Children and the Arts, named the Prince’s Foundation for Children and the Arts between 2007 and 2014, had been planning to close for four years.

In the introduction to the charity’s accounts for the year to September 2019, trustees said they had begun to close down the charity after completing its final year of programme delivery in August that year.

“It is clear from a strategic review of our work that the world in which we operate has significantly changed since the charity first began,” the report said.

“The trustees recognise that the opportunity for the decade ahead is one of direct delivery for children by arts organisations; building on the excellent work we have seen with our partners over recent years.

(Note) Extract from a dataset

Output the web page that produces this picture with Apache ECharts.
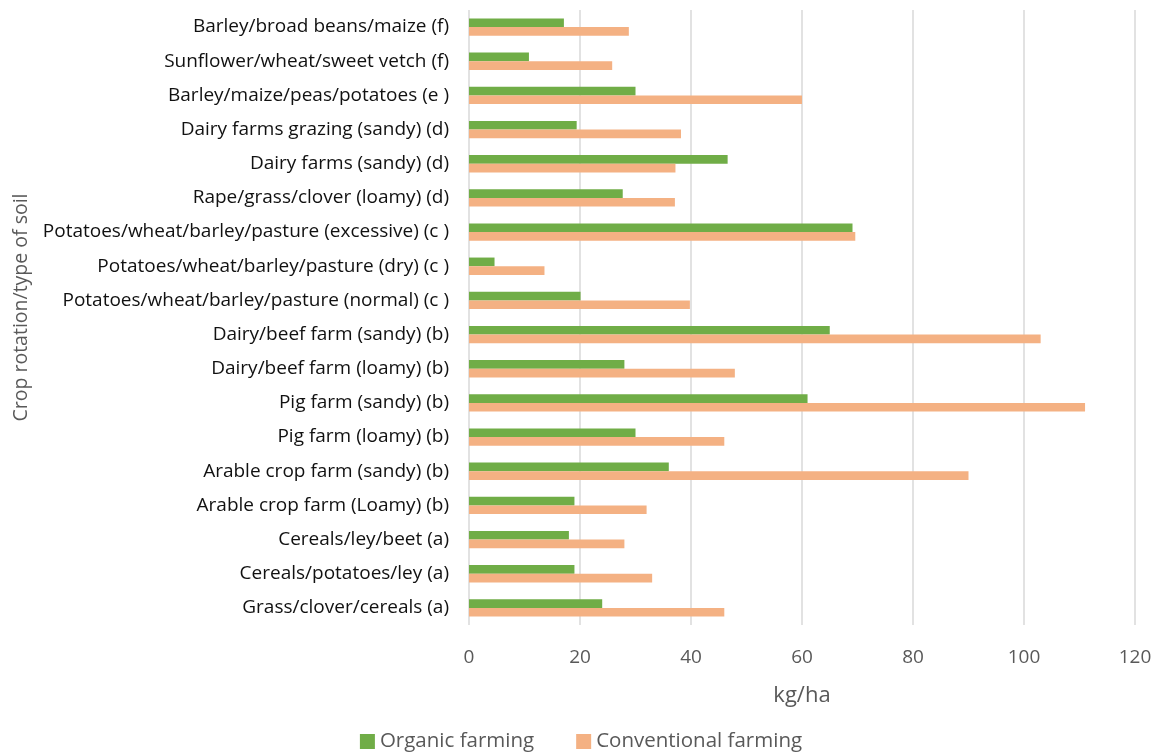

“The charity’s current delivery model is not best placed to achieve this for the sector who will benefit from a more direct relationship with supporters.”

The charity continued to operate for four years but its income plummeted from more than £1m in 2018-19 to £234,000 in 2019-20 and £64,000 in 2020-21.

Regulator assessment

Despite its semi-inactive state, Children and the Arts referred itself to the Charity Commission in September 2021 after allegations regarding it were made in the Sunday Times.

The newspaper reported that a member of then-Prince Charles’ staff had doctored a letter from the charity to a Russian donor to the Prince’s Foundation, Dmitry Leus, to obscure the involvement of a third charity, the Mahfouz Foundation.

A Charity Commission spokesperson told Civil Society News this week that it assessed the concerns regarding the charity before allowing it to close down.

“We have gathered and assessed information relating to our regulatory concerns about Children and the Arts, including from its trustees,” they said.

“The trustees stated their intention to dissolve the charity and, following analysis of the information, we concluded that we did not object to this.

“The charity was removed from the register on 30 September 2022 on the basis that it had ceased to exist.”

Other charities being investigated

The Charity Commission has ongoing statutory inquiries into other charities linked to the King including the Mahfouz Foundation and a connected charity, the Burke’s Peerage Foundation. It also has an ongoing compliance case into the Barrowman Foundation, a significant donor to the Prince’s Trust.

“The Commission’s statutory inquiries in relation to the Mahfouz Foundation and Burke’s Peerage Foundation remain ongoing and we intend to report publicly on our findings once our inquiries have concluded,” a spokesperson said.

Meanwhile, the Metropolitan Police has been investigating the Prince’s Foundation since last year.

“The Metropolitan Police investigation into allegations of offences under the Honours (Prevention of Abuses) Act 1925 is ongoing,” a spokesperson said.

“A file was passed to the Crown Prosecution Service on 31 October 2022 for early investigative advice and we are in ongoing dialogue whilst the matter is considered.

“We await receipt of their advice. We will not be providing a running commentary on the progress of the investigation.”

OSCR, the Scottish charity regulator, also has an open inquiry into the Prince’s Foundation

Patronages review ongoing

Since Queen Elizabeth II’s passing and King Charles III’s accession last September, the Royal Household has been reviewing the charity patronages both monarchs previously held.

“Following His Majesty the King’s accession, the Royal Household is conducting a review of royal patronage,” a spokesperson said.

“The review will cover the organisations of which Her Majesty Queen Elizabeth II was patron and those organisations to which the King and the Queen Consort were connected through patronage or presidency as Prince of Wales and Duchess of Cornwall.”